● **Exercise brief**:
From the first line of the data below, copy each line up to the one containing "const FONT = 'Liberation Serif';", and include that line too.
= = =
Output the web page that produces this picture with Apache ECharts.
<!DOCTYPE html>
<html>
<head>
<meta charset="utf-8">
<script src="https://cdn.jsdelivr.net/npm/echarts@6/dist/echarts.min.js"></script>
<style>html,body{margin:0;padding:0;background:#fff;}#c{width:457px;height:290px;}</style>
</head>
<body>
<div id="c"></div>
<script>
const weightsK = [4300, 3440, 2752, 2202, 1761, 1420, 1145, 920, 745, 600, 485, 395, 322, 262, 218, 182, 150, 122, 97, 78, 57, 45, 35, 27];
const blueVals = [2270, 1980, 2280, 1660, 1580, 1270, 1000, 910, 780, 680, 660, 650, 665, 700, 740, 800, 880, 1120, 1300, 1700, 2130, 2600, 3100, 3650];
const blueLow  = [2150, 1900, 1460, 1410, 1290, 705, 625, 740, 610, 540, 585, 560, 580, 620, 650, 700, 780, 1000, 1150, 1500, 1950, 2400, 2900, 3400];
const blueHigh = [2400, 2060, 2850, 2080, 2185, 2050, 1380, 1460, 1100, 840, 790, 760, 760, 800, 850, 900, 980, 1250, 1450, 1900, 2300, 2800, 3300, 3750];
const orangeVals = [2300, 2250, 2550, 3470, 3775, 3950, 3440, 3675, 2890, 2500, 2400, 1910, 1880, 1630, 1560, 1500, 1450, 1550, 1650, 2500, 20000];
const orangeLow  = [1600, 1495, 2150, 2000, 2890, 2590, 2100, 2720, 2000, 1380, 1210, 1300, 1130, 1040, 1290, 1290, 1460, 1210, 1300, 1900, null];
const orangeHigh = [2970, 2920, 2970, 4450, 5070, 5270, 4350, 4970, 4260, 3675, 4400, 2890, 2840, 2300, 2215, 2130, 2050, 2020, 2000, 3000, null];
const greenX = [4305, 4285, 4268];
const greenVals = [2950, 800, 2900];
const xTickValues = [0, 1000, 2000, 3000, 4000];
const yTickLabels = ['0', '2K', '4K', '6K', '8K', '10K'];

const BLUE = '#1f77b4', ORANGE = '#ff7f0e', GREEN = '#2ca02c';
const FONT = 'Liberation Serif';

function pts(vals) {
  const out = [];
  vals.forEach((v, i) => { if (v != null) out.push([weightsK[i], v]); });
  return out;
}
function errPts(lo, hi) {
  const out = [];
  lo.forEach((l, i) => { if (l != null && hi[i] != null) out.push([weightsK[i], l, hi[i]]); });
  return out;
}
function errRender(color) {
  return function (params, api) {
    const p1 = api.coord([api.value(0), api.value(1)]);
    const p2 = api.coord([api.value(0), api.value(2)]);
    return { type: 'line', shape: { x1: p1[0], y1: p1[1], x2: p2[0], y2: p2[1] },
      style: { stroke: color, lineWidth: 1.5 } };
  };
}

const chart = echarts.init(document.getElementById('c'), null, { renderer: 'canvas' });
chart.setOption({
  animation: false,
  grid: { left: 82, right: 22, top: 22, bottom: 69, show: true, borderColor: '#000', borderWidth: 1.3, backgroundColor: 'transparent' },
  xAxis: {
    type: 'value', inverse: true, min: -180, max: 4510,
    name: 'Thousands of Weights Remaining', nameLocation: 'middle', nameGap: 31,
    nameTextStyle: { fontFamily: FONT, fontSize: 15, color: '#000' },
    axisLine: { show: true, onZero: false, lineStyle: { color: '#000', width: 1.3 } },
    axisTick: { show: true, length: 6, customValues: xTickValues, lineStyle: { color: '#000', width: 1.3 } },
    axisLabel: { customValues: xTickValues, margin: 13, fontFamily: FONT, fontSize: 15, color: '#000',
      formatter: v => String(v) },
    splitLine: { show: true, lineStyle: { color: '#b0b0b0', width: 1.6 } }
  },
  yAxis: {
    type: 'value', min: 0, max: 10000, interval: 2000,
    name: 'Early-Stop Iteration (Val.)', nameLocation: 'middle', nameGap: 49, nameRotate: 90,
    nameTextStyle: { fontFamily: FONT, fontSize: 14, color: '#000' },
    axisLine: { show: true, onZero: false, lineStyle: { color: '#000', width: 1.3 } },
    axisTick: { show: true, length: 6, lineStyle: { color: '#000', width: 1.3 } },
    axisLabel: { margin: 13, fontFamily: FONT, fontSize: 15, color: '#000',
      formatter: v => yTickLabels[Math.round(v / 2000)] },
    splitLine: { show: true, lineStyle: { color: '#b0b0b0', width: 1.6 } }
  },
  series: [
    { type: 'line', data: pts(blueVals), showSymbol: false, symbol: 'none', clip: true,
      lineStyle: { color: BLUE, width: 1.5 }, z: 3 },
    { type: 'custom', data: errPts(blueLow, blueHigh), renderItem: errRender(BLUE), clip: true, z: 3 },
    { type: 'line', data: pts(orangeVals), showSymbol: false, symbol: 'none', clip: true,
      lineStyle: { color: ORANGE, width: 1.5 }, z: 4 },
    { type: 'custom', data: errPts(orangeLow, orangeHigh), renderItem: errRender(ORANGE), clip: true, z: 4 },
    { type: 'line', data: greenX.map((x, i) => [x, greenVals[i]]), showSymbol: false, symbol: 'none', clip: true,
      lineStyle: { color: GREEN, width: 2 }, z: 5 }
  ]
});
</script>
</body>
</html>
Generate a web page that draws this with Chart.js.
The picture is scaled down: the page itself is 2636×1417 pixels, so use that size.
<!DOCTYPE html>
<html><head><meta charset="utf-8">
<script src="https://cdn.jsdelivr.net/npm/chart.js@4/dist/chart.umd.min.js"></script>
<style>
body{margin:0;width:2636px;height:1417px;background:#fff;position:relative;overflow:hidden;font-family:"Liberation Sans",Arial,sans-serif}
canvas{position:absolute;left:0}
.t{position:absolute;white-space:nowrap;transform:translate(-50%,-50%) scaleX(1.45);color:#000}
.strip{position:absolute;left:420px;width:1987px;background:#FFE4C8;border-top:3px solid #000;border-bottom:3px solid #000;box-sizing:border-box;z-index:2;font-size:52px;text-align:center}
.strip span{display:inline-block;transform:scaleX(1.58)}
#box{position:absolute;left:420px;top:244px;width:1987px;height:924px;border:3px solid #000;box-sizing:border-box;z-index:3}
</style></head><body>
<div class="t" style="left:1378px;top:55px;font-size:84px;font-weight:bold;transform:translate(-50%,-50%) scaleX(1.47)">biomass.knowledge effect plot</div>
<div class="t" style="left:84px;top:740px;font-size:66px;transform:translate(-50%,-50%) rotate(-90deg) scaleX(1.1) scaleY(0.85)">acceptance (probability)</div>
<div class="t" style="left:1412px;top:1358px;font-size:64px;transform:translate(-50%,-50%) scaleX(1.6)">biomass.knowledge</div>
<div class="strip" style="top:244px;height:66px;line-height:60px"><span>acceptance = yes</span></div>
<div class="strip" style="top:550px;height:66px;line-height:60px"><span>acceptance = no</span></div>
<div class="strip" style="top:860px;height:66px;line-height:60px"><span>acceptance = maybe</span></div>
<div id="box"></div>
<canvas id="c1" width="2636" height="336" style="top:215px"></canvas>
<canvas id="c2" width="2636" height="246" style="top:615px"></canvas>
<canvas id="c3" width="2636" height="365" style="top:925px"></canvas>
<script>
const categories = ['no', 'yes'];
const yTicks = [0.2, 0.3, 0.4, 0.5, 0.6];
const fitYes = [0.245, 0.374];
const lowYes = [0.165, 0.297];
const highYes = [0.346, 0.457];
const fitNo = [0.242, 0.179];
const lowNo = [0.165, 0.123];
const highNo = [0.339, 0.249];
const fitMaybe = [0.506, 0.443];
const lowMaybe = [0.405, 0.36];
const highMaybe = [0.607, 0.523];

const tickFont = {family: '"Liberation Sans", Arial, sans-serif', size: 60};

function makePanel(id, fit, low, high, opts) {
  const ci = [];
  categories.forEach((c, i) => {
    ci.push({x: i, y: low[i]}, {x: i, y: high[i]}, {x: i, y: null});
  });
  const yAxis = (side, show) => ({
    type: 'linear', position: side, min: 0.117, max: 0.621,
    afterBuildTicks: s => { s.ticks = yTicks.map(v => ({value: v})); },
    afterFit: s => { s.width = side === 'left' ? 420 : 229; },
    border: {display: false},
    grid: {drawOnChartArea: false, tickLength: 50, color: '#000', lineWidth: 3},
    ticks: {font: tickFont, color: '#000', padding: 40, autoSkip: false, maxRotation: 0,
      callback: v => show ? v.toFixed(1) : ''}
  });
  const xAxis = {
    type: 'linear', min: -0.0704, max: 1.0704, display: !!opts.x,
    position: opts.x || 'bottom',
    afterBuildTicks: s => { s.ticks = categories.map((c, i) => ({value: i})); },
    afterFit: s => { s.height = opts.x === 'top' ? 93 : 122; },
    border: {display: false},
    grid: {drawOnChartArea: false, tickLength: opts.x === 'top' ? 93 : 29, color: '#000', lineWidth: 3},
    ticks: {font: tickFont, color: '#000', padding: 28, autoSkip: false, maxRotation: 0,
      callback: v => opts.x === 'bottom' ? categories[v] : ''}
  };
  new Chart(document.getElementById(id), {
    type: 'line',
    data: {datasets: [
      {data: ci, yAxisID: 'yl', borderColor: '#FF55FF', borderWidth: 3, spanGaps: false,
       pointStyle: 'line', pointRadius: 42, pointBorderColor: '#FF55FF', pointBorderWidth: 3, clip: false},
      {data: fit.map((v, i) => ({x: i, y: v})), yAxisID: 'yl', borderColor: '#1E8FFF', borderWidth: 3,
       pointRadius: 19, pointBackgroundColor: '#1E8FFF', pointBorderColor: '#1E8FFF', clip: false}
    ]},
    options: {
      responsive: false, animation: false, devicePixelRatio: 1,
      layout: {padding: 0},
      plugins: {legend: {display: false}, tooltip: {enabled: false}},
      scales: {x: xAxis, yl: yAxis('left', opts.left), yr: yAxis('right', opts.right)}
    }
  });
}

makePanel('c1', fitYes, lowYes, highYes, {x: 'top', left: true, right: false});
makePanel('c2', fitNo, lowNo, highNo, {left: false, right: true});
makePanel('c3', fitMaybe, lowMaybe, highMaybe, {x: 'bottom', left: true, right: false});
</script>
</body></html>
= = =
● **Result**:
Output the web page that produces this picture with Apache ECharts.
<!DOCTYPE html>
<html>
<head>
<meta charset="utf-8">
<script src="https://cdn.jsdelivr.net/npm/echarts@6/dist/echarts.min.js"></script>
<style>html,body{margin:0;padding:0;background:#fff;}#c{width:457px;height:290px;}</style>
</head>
<body>
<div id="c"></div>
<script>
const weightsK = [4300, 3440, 2752, 2202, 1761, 1420, 1145, 920, 745, 600, 485, 395, 322, 262, 218, 182, 150, 122, 97, 78, 57, 45, 35, 27];
const blueVals = [2270, 1980, 2280, 1660, 1580, 1270, 1000, 910, 780, 680, 660, 650, 665, 700, 740, 800, 880, 1120, 1300, 1700, 2130, 2600, 3100, 3650];
const blueLow  = [2150, 1900, 1460, 1410, 1290, 705, 625, 740, 610, 540, 585, 560, 580, 620, 650, 700, 780, 1000, 1150, 1500, 1950, 2400, 2900, 3400];
const blueHigh = [2400, 2060, 2850, 2080, 2185, 2050, 1380, 1460, 1100, 840, 790, 760, 760, 800, 850, 900, 980, 1250, 1450, 1900, 2300, 2800, 3300, 3750];
const orangeVals = [2300, 2250, 2550, 3470, 3775, 3950, 3440, 3675, 2890, 2500, 2400, 1910, 1880, 1630, 1560, 1500, 1450, 1550, 1650, 2500, 20000];
const orangeLow  = [1600, 1495, 2150, 2000, 2890, 2590, 2100, 2720, 2000, 1380, 1210, 1300, 1130, 1040, 1290, 1290, 1460, 1210, 1300, 1900, null];
const orangeHigh = [2970, 2920, 2970, 4450, 5070, 5270, 4350, 4970, 4260, 3675, 4400, 2890, 2840, 2300, 2215, 2130, 2050, 2020, 2000, 3000, null];
const greenX = [4305, 4285, 4268];
const greenVals = [2950, 800, 2900];
const xTickValues = [0, 1000, 2000, 3000, 4000];
const yTickLabels = ['0', '2K', '4K', '6K', '8K', '10K'];

const BLUE = '#1f77b4', ORANGE = '#ff7f0e', GREEN = '#2ca02c';
const FONT = 'Liberation Serif';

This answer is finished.